PostgreSQL pods display unhealthy status and the affected pod logs contain “system ID mismatch” error messages.

(ncn-mw#) Check the pod log.

kubectl -n services logs cfs-ara-postgres-1 -c postgres

If an unhealthy pod is experiencing this problem, then its log will contain a line that resembles the following:

2025-08-21 20:27:39,777 CRITICAL: system ID mismatch, node cfs-ara-postgres-1 belongs to a different cluster: 7541118075072872658 != 7233898320826871891

Solution

The issue can be resolved by scaling down the affected cluster to a single instance, removing the problematic persistent volume claims, and then scaling back up to rebuild the cluster with consistent system IDs.

Note: This procedure uses cfs-ara-postgres as an example. Replace with the actual name of the affected PostgreSQL cluster.

  1. (ncn-mw#) Scale the PostgreSQL cluster down to a single instance.

    Edit the cluster in Kubernetes, change the numberOfInstances value from 3 to 1, and save the changes.

    kubectl edit postgresql cfs-ara-postgres -n services
    
  2. (ncn-mw#) Wait for the replica pods to be deleted.

    Monitor the pods until only the primary remains:

    kubectl -n services get pods -l application=spilo,cluster-name=cfs-ara-postgres
    

    Wait until cfs-ara-postgres-1 and cfs-ara-postgres-2 pods are deleted.

  3. (ncn-mw#) Delete the persistent volume claims for the deleted replica pods.

    kubectl delete pvc pgdata-cfs-ara-postgres-1 -n services
    kubectl delete pvc pgdata-cfs-ara-postgres-2 -n services
    
  4. (ncn-mw#) Scale the PostgreSQL cluster back up to three instances.

    Edit the cluster in Kubernetes, change the numberOfInstances value from 1 back to 3, and save the changes.
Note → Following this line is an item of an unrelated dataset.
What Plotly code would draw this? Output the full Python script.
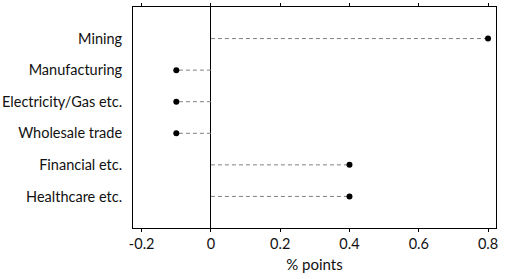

    kubectl edit postgresql cfs-ara-postgres -n services
    
  5. (ncn-mw#) Wait for all three pods to be running.

    kubectl -n services get pods -l application=spilo,cluster-name=cfs-ara-postgres
    

    Wait until all three pods are in Running state.

  6. (ncn-mw#) Verify that the PostgreSQL cluster status is healthy.

    All cluster members should show as running with consistent timeline (TL) values and minimal lag.

    kubectl -n services exec -it cfs-ara-postgres-0 -c postgres -- patronictl list
    

    Example of healthy output:

    + Cluster: cfs-ara-postgres -------+---------+---------+----+-----------+
    | Member             | Host        | Role    | State   | TL | Lag in MB |
    +--------------------+-------------+---------+---------+----+-----------+
    | cfs-ara-postgres-0 | 10.32.2.175 | Leader  | running |  1 |           |
    | cfs-ara-postgres-1 | 10.32.4.80  | Replica | running |  1 |         0 |
    | cfs-ara-postgres-2 | 10.32.3.211 | Replica | running |  1 |         0 |
    +--------------------+-------------+---------+---------+----+-----------+